NEW YORK (Reuters) - A federal appeals court on Tuesday said a Citigroup (C) vice president was not entitled to a share of a $400 million civil fine that the bank agreed to pay in October 2020 over its risk management failures.

The 2nd U.S. Circuit Court of Appeals in Manhattan said Tamika Miller did not show that her whistleblowing over Citigroup's alleged altering of audit reports obligated the bank to pay a penalty, leading to its settlement with the Federal Reserve and the Office of the Comptroller of the Currency (OCC).

Miller said Citigroup's conduct violated its $700 million settlement in 2015 with the Consumer Financial Protection Bureau over its credit card business, and its $35 million settlement the same day with the OCC over its marketing practices.

However, Circuit Judge Denny Chin, writing for a three-judge panel, said that federal law gave the OCC discretion, but not an obligation, to fine Citigroup over the audit reports. He said that doomed Miller's accusation that the third-largest U.S. bank hid its compliance failures to avoid a fine that the government was entitled to collect.

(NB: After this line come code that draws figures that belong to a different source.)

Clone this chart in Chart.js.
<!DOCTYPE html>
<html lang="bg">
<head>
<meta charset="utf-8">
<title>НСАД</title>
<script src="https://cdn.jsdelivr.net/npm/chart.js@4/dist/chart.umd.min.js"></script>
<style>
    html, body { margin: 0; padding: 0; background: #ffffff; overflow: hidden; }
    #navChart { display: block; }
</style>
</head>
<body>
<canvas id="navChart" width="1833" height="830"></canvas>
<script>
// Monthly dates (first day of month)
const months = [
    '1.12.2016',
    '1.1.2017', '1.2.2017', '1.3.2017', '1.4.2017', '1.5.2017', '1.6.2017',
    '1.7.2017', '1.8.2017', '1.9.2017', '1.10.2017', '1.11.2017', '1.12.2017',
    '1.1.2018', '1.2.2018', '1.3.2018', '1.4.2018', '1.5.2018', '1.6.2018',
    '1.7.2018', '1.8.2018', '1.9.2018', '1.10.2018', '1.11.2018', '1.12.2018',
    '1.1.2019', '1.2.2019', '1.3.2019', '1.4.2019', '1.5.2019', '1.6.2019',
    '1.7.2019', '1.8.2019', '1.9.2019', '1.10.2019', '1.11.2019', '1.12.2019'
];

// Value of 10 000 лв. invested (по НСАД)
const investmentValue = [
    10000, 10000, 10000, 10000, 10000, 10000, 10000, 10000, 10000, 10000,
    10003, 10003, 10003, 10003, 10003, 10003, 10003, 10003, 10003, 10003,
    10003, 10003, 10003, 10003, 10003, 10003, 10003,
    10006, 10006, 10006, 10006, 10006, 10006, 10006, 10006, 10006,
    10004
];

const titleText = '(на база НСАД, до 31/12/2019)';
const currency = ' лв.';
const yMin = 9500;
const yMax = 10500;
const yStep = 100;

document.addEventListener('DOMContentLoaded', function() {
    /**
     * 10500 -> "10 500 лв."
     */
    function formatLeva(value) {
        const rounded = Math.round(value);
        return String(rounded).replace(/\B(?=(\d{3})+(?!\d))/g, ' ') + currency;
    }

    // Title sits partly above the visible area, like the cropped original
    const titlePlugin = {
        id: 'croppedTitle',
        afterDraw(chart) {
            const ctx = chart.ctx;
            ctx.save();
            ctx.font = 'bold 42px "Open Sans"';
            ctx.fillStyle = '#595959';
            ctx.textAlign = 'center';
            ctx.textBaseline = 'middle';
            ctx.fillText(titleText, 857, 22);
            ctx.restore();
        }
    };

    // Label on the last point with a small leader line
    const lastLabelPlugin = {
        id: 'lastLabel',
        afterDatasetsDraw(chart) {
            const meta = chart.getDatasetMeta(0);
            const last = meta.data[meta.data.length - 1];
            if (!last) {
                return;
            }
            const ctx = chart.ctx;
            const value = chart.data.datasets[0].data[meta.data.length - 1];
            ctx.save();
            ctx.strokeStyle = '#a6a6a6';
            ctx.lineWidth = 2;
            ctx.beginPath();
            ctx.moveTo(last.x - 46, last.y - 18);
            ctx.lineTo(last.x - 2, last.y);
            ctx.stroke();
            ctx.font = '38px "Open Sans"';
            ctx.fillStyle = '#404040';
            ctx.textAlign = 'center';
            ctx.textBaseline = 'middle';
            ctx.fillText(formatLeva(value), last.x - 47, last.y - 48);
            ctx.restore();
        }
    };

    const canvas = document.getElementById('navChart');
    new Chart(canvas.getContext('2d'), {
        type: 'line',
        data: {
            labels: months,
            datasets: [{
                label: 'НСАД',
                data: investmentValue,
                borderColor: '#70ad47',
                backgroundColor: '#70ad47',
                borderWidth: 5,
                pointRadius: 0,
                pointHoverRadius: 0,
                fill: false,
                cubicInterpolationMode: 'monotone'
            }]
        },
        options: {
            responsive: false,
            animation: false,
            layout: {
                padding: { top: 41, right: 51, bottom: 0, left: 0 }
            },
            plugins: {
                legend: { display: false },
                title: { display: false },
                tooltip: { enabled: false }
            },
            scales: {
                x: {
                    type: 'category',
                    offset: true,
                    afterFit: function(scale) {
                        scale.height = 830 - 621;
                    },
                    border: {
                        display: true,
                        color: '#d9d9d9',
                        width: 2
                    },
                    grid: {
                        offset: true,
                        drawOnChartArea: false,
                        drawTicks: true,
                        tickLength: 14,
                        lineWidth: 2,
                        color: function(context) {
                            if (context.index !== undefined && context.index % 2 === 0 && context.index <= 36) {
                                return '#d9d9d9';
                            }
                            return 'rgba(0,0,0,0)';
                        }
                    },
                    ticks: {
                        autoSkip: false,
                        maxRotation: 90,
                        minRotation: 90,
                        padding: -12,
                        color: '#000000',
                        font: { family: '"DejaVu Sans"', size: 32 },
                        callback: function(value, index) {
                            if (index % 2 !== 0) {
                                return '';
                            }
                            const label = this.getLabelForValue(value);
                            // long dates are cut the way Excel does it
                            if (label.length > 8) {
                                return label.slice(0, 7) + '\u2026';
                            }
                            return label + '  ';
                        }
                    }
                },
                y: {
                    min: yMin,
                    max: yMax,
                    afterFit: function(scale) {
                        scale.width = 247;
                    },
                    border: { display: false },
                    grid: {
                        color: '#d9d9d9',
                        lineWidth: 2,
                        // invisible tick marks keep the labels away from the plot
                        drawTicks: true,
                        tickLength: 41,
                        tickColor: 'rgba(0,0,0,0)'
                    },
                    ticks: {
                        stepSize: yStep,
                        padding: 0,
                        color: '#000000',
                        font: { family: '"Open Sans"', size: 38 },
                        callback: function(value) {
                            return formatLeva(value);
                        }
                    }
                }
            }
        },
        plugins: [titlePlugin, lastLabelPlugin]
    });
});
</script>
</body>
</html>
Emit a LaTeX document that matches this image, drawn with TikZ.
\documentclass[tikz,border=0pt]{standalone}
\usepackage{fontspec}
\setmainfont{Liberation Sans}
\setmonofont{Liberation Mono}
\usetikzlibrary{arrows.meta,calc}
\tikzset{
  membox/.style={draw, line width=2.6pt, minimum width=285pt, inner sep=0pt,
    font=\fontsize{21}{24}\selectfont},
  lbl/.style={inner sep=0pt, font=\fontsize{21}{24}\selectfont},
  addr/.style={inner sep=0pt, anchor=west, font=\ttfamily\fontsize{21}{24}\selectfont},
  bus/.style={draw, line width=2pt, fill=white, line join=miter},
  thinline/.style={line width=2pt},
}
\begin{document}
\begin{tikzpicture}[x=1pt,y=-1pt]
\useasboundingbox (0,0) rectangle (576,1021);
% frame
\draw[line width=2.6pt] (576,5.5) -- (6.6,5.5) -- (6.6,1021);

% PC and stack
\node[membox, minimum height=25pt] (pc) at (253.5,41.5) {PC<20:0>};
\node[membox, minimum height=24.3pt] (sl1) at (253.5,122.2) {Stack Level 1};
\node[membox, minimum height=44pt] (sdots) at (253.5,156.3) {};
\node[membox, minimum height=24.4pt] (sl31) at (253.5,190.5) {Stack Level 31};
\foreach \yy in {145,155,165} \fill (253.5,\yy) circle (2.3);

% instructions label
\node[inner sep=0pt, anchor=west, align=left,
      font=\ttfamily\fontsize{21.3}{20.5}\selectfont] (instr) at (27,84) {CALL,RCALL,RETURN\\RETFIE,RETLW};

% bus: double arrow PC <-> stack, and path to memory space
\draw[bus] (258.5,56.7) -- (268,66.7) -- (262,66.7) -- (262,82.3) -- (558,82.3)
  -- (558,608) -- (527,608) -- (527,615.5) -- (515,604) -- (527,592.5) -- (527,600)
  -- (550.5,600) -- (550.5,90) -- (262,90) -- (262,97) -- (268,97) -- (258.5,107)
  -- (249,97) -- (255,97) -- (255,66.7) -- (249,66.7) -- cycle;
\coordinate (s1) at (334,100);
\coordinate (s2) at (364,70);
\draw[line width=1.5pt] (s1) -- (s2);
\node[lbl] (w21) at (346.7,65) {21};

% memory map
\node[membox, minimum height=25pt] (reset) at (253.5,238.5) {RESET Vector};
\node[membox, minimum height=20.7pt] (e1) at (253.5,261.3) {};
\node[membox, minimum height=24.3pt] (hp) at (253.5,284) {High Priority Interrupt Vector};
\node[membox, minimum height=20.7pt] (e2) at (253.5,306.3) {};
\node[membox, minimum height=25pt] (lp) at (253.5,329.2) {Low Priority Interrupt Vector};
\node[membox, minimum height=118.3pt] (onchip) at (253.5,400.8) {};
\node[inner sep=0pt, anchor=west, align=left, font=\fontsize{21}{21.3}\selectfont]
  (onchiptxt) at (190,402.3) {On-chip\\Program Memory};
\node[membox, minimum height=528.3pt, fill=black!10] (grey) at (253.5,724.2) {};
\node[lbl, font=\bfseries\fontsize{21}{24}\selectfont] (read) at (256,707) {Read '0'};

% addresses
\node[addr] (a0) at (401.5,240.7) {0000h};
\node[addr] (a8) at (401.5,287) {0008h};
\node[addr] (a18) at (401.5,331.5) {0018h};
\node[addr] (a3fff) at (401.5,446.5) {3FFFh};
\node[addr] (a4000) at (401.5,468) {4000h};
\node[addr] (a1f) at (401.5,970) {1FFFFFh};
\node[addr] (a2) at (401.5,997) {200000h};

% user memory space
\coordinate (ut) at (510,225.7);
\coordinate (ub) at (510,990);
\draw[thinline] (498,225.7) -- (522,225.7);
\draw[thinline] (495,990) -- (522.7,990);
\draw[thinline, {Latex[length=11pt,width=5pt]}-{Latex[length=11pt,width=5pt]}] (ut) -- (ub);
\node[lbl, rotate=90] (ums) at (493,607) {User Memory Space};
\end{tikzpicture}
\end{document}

Chin also said that the lawsuit by Miller, a Citigroup risk management employee since 2014, was "bereft of the details needed to provide Citibank with 'fair notice' of her claim, and instead resembles an attempt to use the litigation process to discover hypothetical wrongdoing."

Lawyers for Miller did not immediately respond to requests for comment. Citigroup did not immediately respond to similar requests.

Miller sued under the federal False Claims Act, which lets whistleblowers sue on behalf of the government and share in recoveries, typically 15% to 30%.

Such cases typically argue that companies received money they weren't entitled to. Miller's case was a "reverse false claim" contending that Citigroup kept money it should have paid.

Jane Fraser, Citigroup's chief executive, has made cleaning up the New York-based bank's regulatory failings a top priority since taking over in March 2021.

The case is U.S. ex rel Miller v Citibank NA, 2nd U.S. Circuit Court of Appeals, No. 22-1615.